> [WHAT YOU NEED TO DO] Quote all of the data exactly as given. Skip every picture it contains.

* BEGIN INFORMATION SUPPLIED *

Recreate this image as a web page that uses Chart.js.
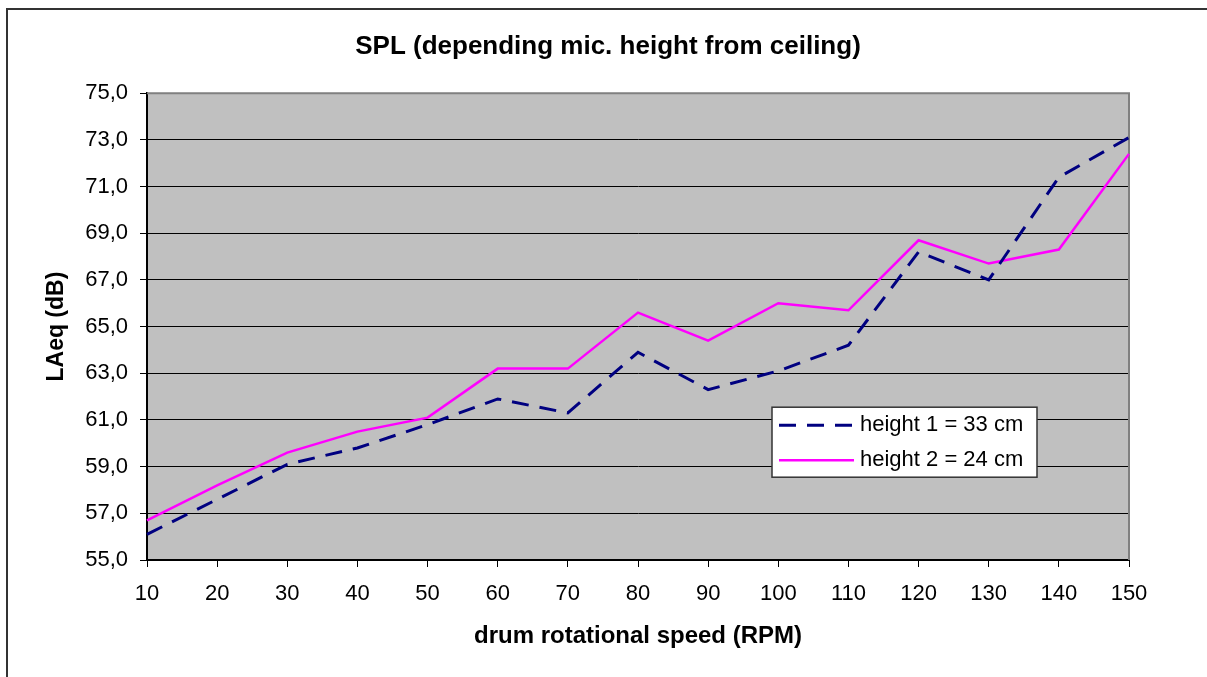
<!DOCTYPE html>
<html>
<head>
<meta charset="utf-8">
<title>SPL (depending mic. height from ceiling)</title>
<script src="https://cdn.jsdelivr.net/npm/chart.js@4"></script>
<style>
  html, body { margin: 0; padding: 0; background: #ffffff; }
  #wrap { width: 1207px; height: 677px; }
</style>
</head>
<body>
<div id="wrap"><canvas id="splChart" width="1207" height="677"></canvas></div>
<script>
// ============================
// DATA
// ============================

const speedLabels = ["10", "20", "30", "40", "50", "60", "70", "80", "90", "100", "110", "120", "130", "140", "150"];

const height1Values = [56.1, 57.6, 59.1, 59.8, 60.8, 61.9, 61.3, 63.9, 62.3, 63.1, 64.2, 68.2, 67.0, 71.4, 73.1];

const height2Values = [56.7, 58.2, 59.6, 60.5, 61.1, 63.2, 63.2, 65.6, 64.4, 66.0, 65.7, 68.7, 67.7, 68.3, 72.4];

const seriesNames = ["height 1 = 33 cm", "height 2 = 24 cm"];

const yMin = 55;
const yMax = 75;
const yStep = 2;

const FONT = "'Liberation Sans', Arial, Helvetica, sans-serif";

// ============================
// PLUGINS
// ============================

// grey plot background + outer frame
const frame = {
    id: "frame",
    afterLayout(chart) {
        // centre the title on the whole frame, not only the plot
        if (chart.titleBlock) {
            chart.titleBlock.left = 9;
            chart.titleBlock.right = chart.width;
        }
    },
    beforeDraw(chart) {
        const { ctx, chartArea: a } = chart;
        ctx.save();
        ctx.fillStyle = "#ffffff";
        ctx.fillRect(0, 0, chart.width, chart.height);
        ctx.strokeStyle = "#333333";
        ctx.lineWidth = 2;
        ctx.strokeRect(7, 9, chart.width + 50, chart.height + 50);
        ctx.fillStyle = "#c0c0c0";
        ctx.fillRect(a.left, a.top, a.right - a.left, a.bottom - a.top);
        ctx.restore();
    },
    beforeDatasetsDraw(chart) {
        // top and right edge of the plot area are grey
        const { ctx, chartArea: a } = chart;
        ctx.save();
        ctx.strokeStyle = "#808080";
        ctx.lineWidth = 2;
        ctx.beginPath();
        ctx.moveTo(a.left, a.top);
        ctx.lineTo(a.right, a.top);
        ctx.lineTo(a.right, a.bottom);
        ctx.stroke();
        ctx.restore();
    }
};

// boxed legend sitting inside the plot
const boxLegend = {
    id: "boxLegend",
    afterDatasetsDraw(chart) {
        const { ctx, chartArea: a } = chart;
        const x = a.left + 625;
        const y = a.top + 314;
        const w = 265;
        const h = 70;

        ctx.save();
        ctx.fillStyle = "#ffffff";
        ctx.fillRect(x, y, w, h);
        ctx.strokeStyle = "#333333";
        ctx.lineWidth = 1.5;
        ctx.strokeRect(x, y, w, h);

        chart.data.datasets.forEach((ds, i) => {
            const rowY = y + 18 + i * 35;
            ctx.strokeStyle = ds.borderColor;
            ctx.lineWidth = ds.borderWidth;
            ctx.setLineDash(ds.borderDash || []);
            ctx.beginPath();
            ctx.moveTo(x + 7, rowY);
            ctx.lineTo(x + 82, rowY);
            ctx.stroke();
            ctx.setLineDash([]);

            ctx.fillStyle = "#000000";
            ctx.font = "22px " + FONT;
            ctx.textBaseline = "middle";
            ctx.textAlign = "left";
            ctx.fillText(ds.label, x + 88, rowY);
        });
        ctx.restore();
    }
};

// ============================
// CHART
// ============================

new Chart(document.getElementById("splChart"), {

    type: "line",

    data: {
        labels: speedLabels,
        datasets: [
            {
                label: seriesNames[0],
                data: height1Values,
                borderColor: "#000080",
                borderWidth: 3,
                borderDash: [17, 11],
                pointRadius: 0,
                tension: 0,
                fill: false
            },
            {
                label: seriesNames[1],
                data: height2Values,
                borderColor: "#ff00ff",
                borderWidth: 2.5,
                pointRadius: 0,
                tension: 0,
                fill: false
            }
        ]
    },

    options: {
        responsive: false,
        animation: false,
        layout: {
            padding: { left: 0, right: 78, top: 0, bottom: 0 }
        },
        plugins: {
            legend: { display: false },
            tooltip: { enabled: false },
            title: {
                display: true,
                text: "SPL (depending mic. height from ceiling)",
                color: "#000000",
                font: { family: FONT, size: 26, weight: "bold", lineHeight: 1.2 },
                padding: { top: 31, bottom: 31 }
            }
        },
        scales: {
            x: {
                type: "category",
                offset: false,
                afterFit(scale) { scale.height = 117; },
                grid: {
                    drawOnChartArea: false,
                    drawTicks: true,
                    tickLength: 7,
                    color: "#000000"
                },
                border: { color: "#000000", width: 2 },
                ticks: {
                    color: "#000000",
                    padding: 14,
                    maxRotation: 0,
                    autoSkip: false,
                    font: { family: FONT, size: 22 }
                },
                title: {
                    display: true,
                    text: "drum rotational speed (RPM)",
                    color: "#000000",
                    font: { family: FONT, size: 24, weight: "bold", lineHeight: 1.2 },
                    padding: { top: 0, bottom: 26 }
                }
            },
            y: {
                min: yMin,
                max: yMax,
                afterFit(scale) { scale.width = 147; },
                grid: {
                    color: "#000000",
                    lineWidth: 1,
                    drawTicks: true,
                    tickLength: 7
                },
                border: { color: "#000000", width: 2 },
                ticks: {
                    stepSize: yStep,
                    color: "#000000",
                    padding: 12,
                    font: { family: FONT, size: 22 },
                    callback: value => value.toFixed(1).replace(".", ",")
                },
                title: {
                    display: true,
                    text: "LAeq (dB)",
                    color: "#000000",
                    font: { family: FONT, size: 23, weight: "bold", lineHeight: 1.2 },
                    padding: { top: 43, bottom: 0 }
                }
            }
        }
    },

    plugins: [frame, boxLegend]

});
</script>
</body>
</html>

* END INFORMATION SUPPLIED *

> [COMPLETE OUTPUT]
Recreate this image as a web page that uses Chart.js.
<!DOCTYPE html>
<html>
<head>
<meta charset="utf-8">
<title>SPL (depending mic. height from ceiling)</title>
<script src="https://cdn.jsdelivr.net/npm/chart.js@4"></script>
<style>
  html, body { margin: 0; padding: 0; background: #ffffff; }
  #wrap { width: 1207px; height: 677px; }
</style>
</head>
<body>
<div id="wrap"><canvas id="splChart" width="1207" height="677"></canvas></div>
<script>
// ============================
// DATA
// ============================

const speedLabels = ["10", "20", "30", "40", "50", "60", "70", "80", "90", "100", "110", "120", "130", "140", "150"];

const height1Values = [56.1, 57.6, 59.1, 59.8, 60.8, 61.9, 61.3, 63.9, 62.3, 63.1, 64.2, 68.2, 67.0, 71.4, 73.1];

const height2Values = [56.7, 58.2, 59.6, 60.5, 61.1, 63.2, 63.2, 65.6, 64.4, 66.0, 65.7, 68.7, 67.7, 68.3, 72.4];

const seriesNames = ["height 1 = 33 cm", "height 2 = 24 cm"];

const yMin = 55;
const yMax = 75;
const yStep = 2;

const FONT = "'Liberation Sans', Arial, Helvetica, sans-serif";

// ============================
// PLUGINS
// ============================

// grey plot background + outer frame
const frame = {
    id: "frame",
    afterLayout(chart) {
        // centre the title on the whole frame, not only the plot
        if (chart.titleBlock) {
            chart.titleBlock.left = 9;
            chart.titleBlock.right = chart.width;
        }
    },
    beforeDraw(chart) {
        const { ctx, chartArea: a } = chart;
        ctx.save();
        ctx.fillStyle = "#ffffff";
        ctx.fillRect(0, 0, chart.width, chart.height);
        ctx.strokeStyle = "#333333";
        ctx.lineWidth = 2;
        ctx.strokeRect(7, 9, chart.width + 50, chart.height + 50);
        ctx.fillStyle = "#c0c0c0";
        ctx.fillRect(a.left, a.top, a.right - a.left, a.bottom - a.top);
        ctx.restore();
    },
    beforeDatasetsDraw(chart) {
        // top and right edge of the plot area are grey
        const { ctx, chartArea: a } = chart;
        ctx.save();
        ctx.strokeStyle = "#808080";
        ctx.lineWidth = 2;
        ctx.beginPath();
        ctx.moveTo(a.left, a.top);
        ctx.lineTo(a.right, a.top);
        ctx.lineTo(a.right, a.bottom);
        ctx.stroke();
        ctx.restore();
    }
};

// boxed legend sitting inside the plot
const boxLegend = {
    id: "boxLegend",
    afterDatasetsDraw(chart) {
        const { ctx, chartArea: a } = chart;
        const x = a.left + 625;
        const y = a.top + 314;
        const w = 265;
        const h = 70;

        ctx.save();
        ctx.fillStyle = "#ffffff";
        ctx.fillRect(x, y, w, h);
        ctx.strokeStyle = "#333333";
        ctx.lineWidth = 1.5;
        ctx.strokeRect(x, y, w, h);

        chart.data.datasets.forEach((ds, i) => {
            const rowY = y + 18 + i * 35;
            ctx.strokeStyle = ds.borderColor;
            ctx.lineWidth = ds.borderWidth;
            ctx.setLineDash(ds.borderDash || []);
            ctx.beginPath();
            ctx.moveTo(x + 7, rowY);
            ctx.lineTo(x + 82, rowY);
            ctx.stroke();
            ctx.setLineDash([]);

            ctx.fillStyle = "#000000";
            ctx.font = "22px " + FONT;
            ctx.textBaseline = "middle";
            ctx.textAlign = "left";
            ctx.fillText(ds.label, x + 88, rowY);
        });
        ctx.restore();
    }
};

// ============================
// CHART
// ============================

new Chart(document.getElementById("splChart"), {

    type: "line",

    data: {
        labels: speedLabels,
        datasets: [
            {
                label: seriesNames[0],
                data: height1Values,
                borderColor: "#000080",
                borderWidth: 3,
                borderDash: [17, 11],
                pointRadius: 0,
                tension: 0,
                fill: false
            },
            {
                label: seriesNames[1],
                data: height2Values,
                borderColor: "#ff00ff",
                borderWidth: 2.5,
                pointRadius: 0,
                tension: 0,
                fill: false
            }
        ]
    },

    options: {
        responsive: false,
        animation: false,
        layout: {
            padding: { left: 0, right: 78, top: 0, bottom: 0 }
        },
        plugins: {
            legend: { display: false },
            tooltip: { enabled: false },
            title: {
                display: true,
                text: "SPL (depending mic. height from ceiling)",
                color: "#000000",
                font: { family: FONT, size: 26, weight: "bold", lineHeight: 1.2 },
                padding: { top: 31, bottom: 31 }
            }
        },
        scales: {
            x: {
                type: "category",
                offset: false,
                afterFit(scale) { scale.height = 117; },
                grid: {
                    drawOnChartArea: false,
                    drawTicks: true,
                    tickLength: 7,
                    color: "#000000"
                },
                border: { color: "#000000", width: 2 },
                ticks: {
                    color: "#000000",
                    padding: 14,
                    maxRotation: 0,
                    autoSkip: false,
                    font: { family: FONT, size: 22 }
                },
                title: {
                    display: true,
                    text: "drum rotational speed (RPM)",
                    color: "#000000",
                    font: { family: FONT, size: 24, weight: "bold", lineHeight: 1.2 },
                    padding: { top: 0, bottom: 26 }
                }
            },
            y: {
                min: yMin,
                max: yMax,
                afterFit(scale) { scale.width = 147; },
                grid: {
                    color: "#000000",
                    lineWidth: 1,
                    drawTicks: true,
                    tickLength: 7
                },
                border: { color: "#000000", width: 2 },
                ticks: {
                    stepSize: yStep,
                    color: "#000000",
                    padding: 12,
                    font: { family: FONT, size: 22 },
                    callback: value => value.toFixed(1).replace(".", ",")
                },
                title: {
                    display: true,
                    text: "LAeq (dB)",
                    color: "#000000",
                    font: { family: FONT, size: 23, weight: "bold", lineHeight: 1.2 },
                    padding: { top: 43, bottom: 0 }
                }
            }
        }
    },

    plugins: [frame, boxLegend]

});
</script>
</body>
</html>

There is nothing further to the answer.